JEN ROSA, Prairie Oaks Naturalist
As a parent of a child on the autism spectrum, I saw the need for inclusive programming outside in a park. Sometimes I go places and my son has a meltdown or he gets excited and jumps up and down and flaps his arms. When this happens, people stare and give you funny looks. There are many opportunities to attend a sensory friendly movie or go to COSI and be around other families like mine, but nothing for special needs children that teaches them to love nature and encourages them to spend time outside.
I thought to myself, why is that? Outdoor play and exploration are essential to the healthy physical, cognitive, social and emotional development of all children. Allowing them to connect outdoors and have access to natural environments is especially important for children with disabilities. In particular, given a child whose senses may be impaired, the exploration of nature’s sights, smells, textures and sounds is incredibly stimulating. The sensory experience of outdoor spaces not only enhances these children’s appreciation and awareness of nature—it contributes to their overall health, happiness, social growth and well being.
I wondered what if I could offer programs specifically for these families.

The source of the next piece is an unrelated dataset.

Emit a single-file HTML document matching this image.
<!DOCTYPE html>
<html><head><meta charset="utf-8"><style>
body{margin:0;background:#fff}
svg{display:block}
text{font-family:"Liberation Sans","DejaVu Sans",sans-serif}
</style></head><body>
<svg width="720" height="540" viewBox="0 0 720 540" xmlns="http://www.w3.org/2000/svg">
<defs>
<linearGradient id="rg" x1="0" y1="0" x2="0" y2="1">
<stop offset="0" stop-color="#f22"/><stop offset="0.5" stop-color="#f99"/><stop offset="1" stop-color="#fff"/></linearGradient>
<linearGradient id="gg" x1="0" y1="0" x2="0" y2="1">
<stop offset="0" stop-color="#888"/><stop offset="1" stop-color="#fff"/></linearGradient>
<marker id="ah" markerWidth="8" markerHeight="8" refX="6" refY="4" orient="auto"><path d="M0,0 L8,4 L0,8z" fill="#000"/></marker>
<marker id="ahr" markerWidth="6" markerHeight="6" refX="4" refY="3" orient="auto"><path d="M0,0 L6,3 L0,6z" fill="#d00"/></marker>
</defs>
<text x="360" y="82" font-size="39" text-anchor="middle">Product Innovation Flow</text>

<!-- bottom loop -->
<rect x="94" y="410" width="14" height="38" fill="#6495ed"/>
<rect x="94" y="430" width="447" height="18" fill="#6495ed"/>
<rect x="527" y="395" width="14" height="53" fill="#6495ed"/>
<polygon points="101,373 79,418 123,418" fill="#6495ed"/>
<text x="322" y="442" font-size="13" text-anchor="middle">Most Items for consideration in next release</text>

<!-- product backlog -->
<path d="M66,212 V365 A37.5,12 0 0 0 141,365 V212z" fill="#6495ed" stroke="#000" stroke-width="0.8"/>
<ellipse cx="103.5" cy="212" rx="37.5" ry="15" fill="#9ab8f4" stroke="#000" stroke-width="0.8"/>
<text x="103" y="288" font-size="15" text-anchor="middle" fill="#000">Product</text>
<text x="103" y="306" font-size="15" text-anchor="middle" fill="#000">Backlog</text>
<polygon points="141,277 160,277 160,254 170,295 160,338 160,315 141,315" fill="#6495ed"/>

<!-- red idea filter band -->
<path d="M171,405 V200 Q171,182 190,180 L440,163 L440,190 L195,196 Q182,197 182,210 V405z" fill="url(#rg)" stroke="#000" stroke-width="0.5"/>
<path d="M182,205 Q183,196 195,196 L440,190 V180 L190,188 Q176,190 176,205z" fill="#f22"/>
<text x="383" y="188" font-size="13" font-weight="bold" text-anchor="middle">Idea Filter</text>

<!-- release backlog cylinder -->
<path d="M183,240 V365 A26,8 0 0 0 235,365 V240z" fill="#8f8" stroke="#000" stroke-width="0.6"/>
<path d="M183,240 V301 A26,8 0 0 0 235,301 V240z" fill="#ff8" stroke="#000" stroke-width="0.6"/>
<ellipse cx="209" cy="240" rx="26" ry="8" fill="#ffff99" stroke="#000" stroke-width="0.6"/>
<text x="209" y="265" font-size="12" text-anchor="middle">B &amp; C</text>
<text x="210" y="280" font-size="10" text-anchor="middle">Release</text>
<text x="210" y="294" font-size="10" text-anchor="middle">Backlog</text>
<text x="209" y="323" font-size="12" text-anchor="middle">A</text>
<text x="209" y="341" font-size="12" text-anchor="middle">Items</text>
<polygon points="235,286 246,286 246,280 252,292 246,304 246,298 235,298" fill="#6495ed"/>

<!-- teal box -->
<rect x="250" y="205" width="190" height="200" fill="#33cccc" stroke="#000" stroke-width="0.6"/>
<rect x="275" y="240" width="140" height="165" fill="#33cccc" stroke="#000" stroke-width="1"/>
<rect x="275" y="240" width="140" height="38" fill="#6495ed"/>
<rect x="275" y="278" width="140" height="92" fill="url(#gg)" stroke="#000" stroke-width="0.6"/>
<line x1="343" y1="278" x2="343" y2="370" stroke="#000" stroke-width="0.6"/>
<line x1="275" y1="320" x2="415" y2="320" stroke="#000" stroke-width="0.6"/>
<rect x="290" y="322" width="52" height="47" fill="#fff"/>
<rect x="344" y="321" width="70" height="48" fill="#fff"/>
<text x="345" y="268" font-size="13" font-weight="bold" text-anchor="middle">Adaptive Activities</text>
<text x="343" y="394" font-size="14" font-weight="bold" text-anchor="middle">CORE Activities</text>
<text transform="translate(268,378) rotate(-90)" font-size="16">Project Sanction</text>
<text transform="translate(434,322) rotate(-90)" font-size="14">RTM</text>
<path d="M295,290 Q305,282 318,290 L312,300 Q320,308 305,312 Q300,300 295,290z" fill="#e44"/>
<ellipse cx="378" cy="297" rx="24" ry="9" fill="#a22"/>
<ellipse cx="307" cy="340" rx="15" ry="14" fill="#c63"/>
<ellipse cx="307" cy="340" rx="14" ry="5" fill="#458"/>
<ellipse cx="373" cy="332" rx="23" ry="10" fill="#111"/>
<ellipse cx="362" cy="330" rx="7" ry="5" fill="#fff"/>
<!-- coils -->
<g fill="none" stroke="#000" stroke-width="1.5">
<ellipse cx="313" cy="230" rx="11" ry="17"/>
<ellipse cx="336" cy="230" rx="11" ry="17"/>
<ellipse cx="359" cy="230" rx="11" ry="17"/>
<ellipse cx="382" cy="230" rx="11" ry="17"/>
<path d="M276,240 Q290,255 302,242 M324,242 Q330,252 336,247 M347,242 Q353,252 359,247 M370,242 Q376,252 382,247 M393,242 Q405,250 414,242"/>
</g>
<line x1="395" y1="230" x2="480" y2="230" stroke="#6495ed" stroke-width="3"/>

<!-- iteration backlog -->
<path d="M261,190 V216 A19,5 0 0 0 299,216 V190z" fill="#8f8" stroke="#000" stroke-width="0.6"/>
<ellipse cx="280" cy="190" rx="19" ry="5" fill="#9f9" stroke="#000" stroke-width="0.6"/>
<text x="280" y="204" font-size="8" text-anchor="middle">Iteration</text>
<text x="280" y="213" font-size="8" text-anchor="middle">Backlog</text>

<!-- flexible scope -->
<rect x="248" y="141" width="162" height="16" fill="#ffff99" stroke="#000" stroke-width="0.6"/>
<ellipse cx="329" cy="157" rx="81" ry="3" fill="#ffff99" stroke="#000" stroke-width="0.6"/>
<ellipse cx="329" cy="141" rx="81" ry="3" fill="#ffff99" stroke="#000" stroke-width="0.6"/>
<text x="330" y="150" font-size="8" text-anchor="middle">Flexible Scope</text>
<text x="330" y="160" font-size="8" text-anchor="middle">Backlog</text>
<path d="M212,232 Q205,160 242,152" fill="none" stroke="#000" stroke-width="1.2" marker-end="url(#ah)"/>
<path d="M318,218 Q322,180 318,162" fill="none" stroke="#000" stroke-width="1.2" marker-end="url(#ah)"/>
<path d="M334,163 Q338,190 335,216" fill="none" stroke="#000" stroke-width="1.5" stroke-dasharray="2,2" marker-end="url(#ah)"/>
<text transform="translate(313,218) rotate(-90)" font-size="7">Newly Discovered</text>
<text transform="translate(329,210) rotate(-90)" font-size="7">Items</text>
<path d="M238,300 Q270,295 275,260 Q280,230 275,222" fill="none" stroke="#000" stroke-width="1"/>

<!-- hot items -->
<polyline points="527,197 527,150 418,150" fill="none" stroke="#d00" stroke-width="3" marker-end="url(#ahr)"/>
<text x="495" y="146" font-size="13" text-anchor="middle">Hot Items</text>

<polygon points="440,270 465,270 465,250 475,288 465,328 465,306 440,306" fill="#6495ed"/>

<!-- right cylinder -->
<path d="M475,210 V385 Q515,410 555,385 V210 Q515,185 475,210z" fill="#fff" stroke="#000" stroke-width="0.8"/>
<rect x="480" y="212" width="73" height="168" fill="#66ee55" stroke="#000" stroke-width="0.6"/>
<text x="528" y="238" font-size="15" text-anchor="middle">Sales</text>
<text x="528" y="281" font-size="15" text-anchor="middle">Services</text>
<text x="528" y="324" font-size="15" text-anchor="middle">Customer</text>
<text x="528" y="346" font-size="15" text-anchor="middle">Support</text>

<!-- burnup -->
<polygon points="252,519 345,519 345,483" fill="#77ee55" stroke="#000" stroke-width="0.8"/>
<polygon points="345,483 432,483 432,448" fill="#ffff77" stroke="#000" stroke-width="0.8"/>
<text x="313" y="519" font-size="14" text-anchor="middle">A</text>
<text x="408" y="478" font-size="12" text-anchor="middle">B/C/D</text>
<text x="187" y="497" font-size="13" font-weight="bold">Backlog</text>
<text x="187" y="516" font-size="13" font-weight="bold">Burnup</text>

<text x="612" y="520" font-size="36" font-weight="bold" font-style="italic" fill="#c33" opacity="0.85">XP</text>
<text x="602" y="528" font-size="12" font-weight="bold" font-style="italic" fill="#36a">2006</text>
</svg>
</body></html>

I came up with some programs and contacted people in my network and no one came! It was going to take a lot of work to convince families that going to a park would be a positive experience that they would enjoy.

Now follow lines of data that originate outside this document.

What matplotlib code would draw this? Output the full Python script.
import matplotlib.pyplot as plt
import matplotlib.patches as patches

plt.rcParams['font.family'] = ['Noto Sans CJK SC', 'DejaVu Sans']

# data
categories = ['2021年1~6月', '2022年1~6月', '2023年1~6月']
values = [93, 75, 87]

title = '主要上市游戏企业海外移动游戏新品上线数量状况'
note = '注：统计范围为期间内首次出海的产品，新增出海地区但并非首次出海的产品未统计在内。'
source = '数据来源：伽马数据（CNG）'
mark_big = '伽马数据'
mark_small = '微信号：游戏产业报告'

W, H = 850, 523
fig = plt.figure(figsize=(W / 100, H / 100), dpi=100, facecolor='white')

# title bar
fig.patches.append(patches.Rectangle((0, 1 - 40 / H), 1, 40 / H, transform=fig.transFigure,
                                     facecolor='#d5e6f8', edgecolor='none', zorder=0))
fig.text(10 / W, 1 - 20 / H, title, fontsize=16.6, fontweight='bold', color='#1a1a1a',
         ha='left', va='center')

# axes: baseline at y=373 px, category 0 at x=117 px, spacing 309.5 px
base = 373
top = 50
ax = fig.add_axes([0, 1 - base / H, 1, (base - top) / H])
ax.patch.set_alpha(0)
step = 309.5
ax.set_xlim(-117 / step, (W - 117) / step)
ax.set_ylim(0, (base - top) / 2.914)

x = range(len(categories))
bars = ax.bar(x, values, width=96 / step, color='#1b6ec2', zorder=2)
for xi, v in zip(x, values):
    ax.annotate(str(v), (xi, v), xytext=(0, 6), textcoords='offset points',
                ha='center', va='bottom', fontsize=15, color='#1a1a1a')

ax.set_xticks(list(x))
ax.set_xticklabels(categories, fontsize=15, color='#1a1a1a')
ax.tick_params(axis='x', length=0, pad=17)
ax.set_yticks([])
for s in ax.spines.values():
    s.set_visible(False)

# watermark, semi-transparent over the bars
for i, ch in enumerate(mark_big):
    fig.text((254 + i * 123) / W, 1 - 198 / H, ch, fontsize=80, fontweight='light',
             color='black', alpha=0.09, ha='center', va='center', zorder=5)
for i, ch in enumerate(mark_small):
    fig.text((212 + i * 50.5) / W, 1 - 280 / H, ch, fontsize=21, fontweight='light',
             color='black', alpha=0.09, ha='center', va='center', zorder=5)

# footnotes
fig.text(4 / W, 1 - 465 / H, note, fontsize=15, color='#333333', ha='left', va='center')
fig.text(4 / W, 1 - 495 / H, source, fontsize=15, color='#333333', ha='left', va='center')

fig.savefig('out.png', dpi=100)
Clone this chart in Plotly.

Unfortunately, children with special needs often face various challenges to accessing and connecting outdoors. Families may be hesitant to visit parks due to physical and social barriers, past negative experiences or fears of the unknown. They don’t know what trails are accessible or where the bathrooms are located. Little things that most people take for granted can be huge barriers to a family with special needs. Parents worry about breaking out of routines or become anxious of what others may think or say if their child is behaving differently than what may be considered socially acceptable. Children are uneasy about their physical capabilities or fear bullying from peers.

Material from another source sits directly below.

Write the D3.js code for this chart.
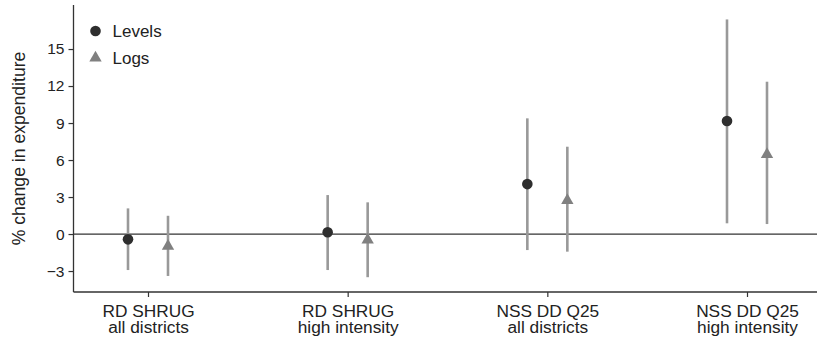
<!DOCTYPE html>
<html><head><meta charset="utf-8">
<script src="https://cdn.jsdelivr.net/npm/d3@7"></script>
<style>body{margin:0;background:#fff}svg{display:block;font-family:"Liberation Sans",Arial,sans-serif}</style>
</head><body><svg id="c" width="817" height="341"></svg>
<script>
const categories = [["RD SHRUG","all districts"],["RD SHRUG","high intensity"],["NSS DD Q25","all districts"],["NSS DD Q25","high intensity"]];
const levelsEst = [-0.43, 0.14, 4.05, 9.16];
const levelsLo  = [-2.92, -2.92, -1.3, 0.87];
const levelsHi  = [2.08, 3.16, 9.38, 17.4];
const logsEst = [-0.9, -0.4, 2.81, 6.54];
const logsLo  = [-3.4, -3.5, -1.43, 0.81];
const logsHi  = [1.48, 2.57, 7.08, 12.35];
const yTicks = [-3, 0, 3, 6, 9, 12, 15];
const seriesNames = ["Levels", "Logs"];

(function () {
const svg = d3.select("#c");
const mLeft = 73.5, mRight = 817, mTop = 5, mBottom = 292;
const y = d3.scaleLinear().domain([-4.7, 18.57]).range([mBottom, mTop]);
const x = d3.scalePoint().domain(d3.range(categories.length)).range([148, 747]);
const off = 20;
const FF = "Liberation Sans, Arial, sans-serif";

// y axis
const yAxis = d3.axisLeft(y).tickValues(yTicks).tickSize(5).tickPadding(4)
  .tickFormat(d => d < 0 ? "\u2212" + Math.abs(d) : String(d));
const gy = svg.append("g").attr("transform", `translate(${mLeft},0)`).call(yAxis);
gy.select(".domain").attr("d", `M0,${mTop}V${mBottom}`).attr("stroke", "#333").attr("stroke-width", 1.3);
gy.selectAll(".tick line").attr("stroke", "#333").attr("stroke-width", 1.2);
gy.selectAll(".tick text").attr("font-size", 15.5).attr("fill", "#222").attr("font-family", FF);

// x axis
const xAxis = d3.axisBottom(x).tickSize(5).tickFormat("");
const gx = svg.append("g").attr("transform", `translate(0,${mBottom})`).call(xAxis);
gx.select(".domain").attr("d", `M${mLeft},0H${mRight}`).attr("stroke", "#333").attr("stroke-width", 1.3);
gx.selectAll(".tick line").attr("stroke", "#333").attr("stroke-width", 1.2);
gx.selectAll(".tick").each(function(d) {
  const t = d3.select(this).append("text").attr("text-anchor", "middle").attr("fill", "#222")
    .attr("font-size", 17.3).attr("font-family", FF);
  t.append("tspan").attr("x", 0).attr("y", 24.5).text(categories[d][0]);
  t.append("tspan").attr("x", 0).attr("y", 41).text(categories[d][1]);
});

// zero line
svg.append("line").attr("x1", mLeft).attr("x2", mRight).attr("y1", y(0)).attr("y2", y(0))
  .attr("stroke", "#333").attr("stroke-width", 1.3);

// y title
svg.append("text").attr("transform", `translate(25,${(mTop + mBottom) / 2}) rotate(-90)`)
  .attr("text-anchor", "middle").attr("font-size", 17.6).attr("fill", "#222")
  .text("% change in expenditure");

const ciColor = "#999", lvlColor = "#2e2e2e", logColor = "#808080";
const tri = d3.symbol().type(d3.symbolTriangle).size(66);

const idx = d3.range(categories.length);
svg.selectAll(".ciL").data(idx).enter().append("line")
  .attr("x1", i => x(i) - off).attr("x2", i => x(i) - off)
  .attr("y1", i => y(levelsLo[i])).attr("y2", i => y(levelsHi[i]))
  .attr("stroke", ciColor).attr("stroke-width", 2.6);
svg.selectAll(".ciG").data(idx).enter().append("line")
  .attr("x1", i => x(i) + off).attr("x2", i => x(i) + off)
  .attr("y1", i => y(logsLo[i])).attr("y2", i => y(logsHi[i]))
  .attr("stroke", ciColor).attr("stroke-width", 2.6);
svg.selectAll(".ptL").data(idx).enter().append("circle")
  .attr("cx", i => x(i) - off).attr("cy", i => y(levelsEst[i])).attr("r", 5.3).attr("fill", lvlColor);
svg.selectAll(".ptG").data(idx).enter().append("path")
  .attr("d", tri).attr("transform", i => `translate(${x(i) + off},${y(logsEst[i]) + 1})`).attr("fill", logColor);

// legend
const lg = svg.append("g");
lg.append("circle").attr("cx", 95.5).attr("cy", 31).attr("r", 5.3).attr("fill", lvlColor);
lg.append("text").attr("x", 112.5).attr("y", 37).attr("font-size", 17).attr("fill", "#222").text(seriesNames[0]);
lg.append("path").attr("d", tri).attr("transform", "translate(95.5,58)").attr("fill", logColor);
lg.append("text").attr("x", 112.5).attr("y", 63.5).attr("font-size", 17).attr("fill", "#222").text(seriesNames[1]);
})();
</script></body></html>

Then one day I got an email from Amanda Biel who works for the YMCA Early Childhood Resource Network + (ECRN+). For 30 years, ECRN+ has been serving special need families. Amanda saw one of my programs advertised and thought that we could build something together. With my nature knowledge and familiarity with the parks and her ability to reach out to families as a trusted family advocate, our amazing partnership began.
We have partnered to fill the gap and connect families from all walks of life to the natural world. Through our programs, families can build their circles of support and connect with one another through nature, in a friendly, safe and welcoming environment. Children with disabilities can play alongside their peers, participate in positive physical activity, discover nature at their own comfort level and overcome challenges.
We offer programs in Metro Parks all year long. Creeking and Fishing, Holiday Craft Workshop, Welcome Spring Walk, Night at the Nature Center and Owl Walk and Roll, just to name a few. This year we hosted the second annual Outdoor Inclusive Adventures at Prairie Oaks. Families were treated to a day of canoeing, fishing, creeking, crafts, a rock climbing wall and lunch–all for free.
This year we also started a monthly hiking club. The Happy Hikers Club meets at a different Metro Park on the first Saturday of each month. Together we walk a trail and then enjoy some snacks and socializing with other families.This is a great way to explore all 19 Metro Parks while making friends and getting some exercise.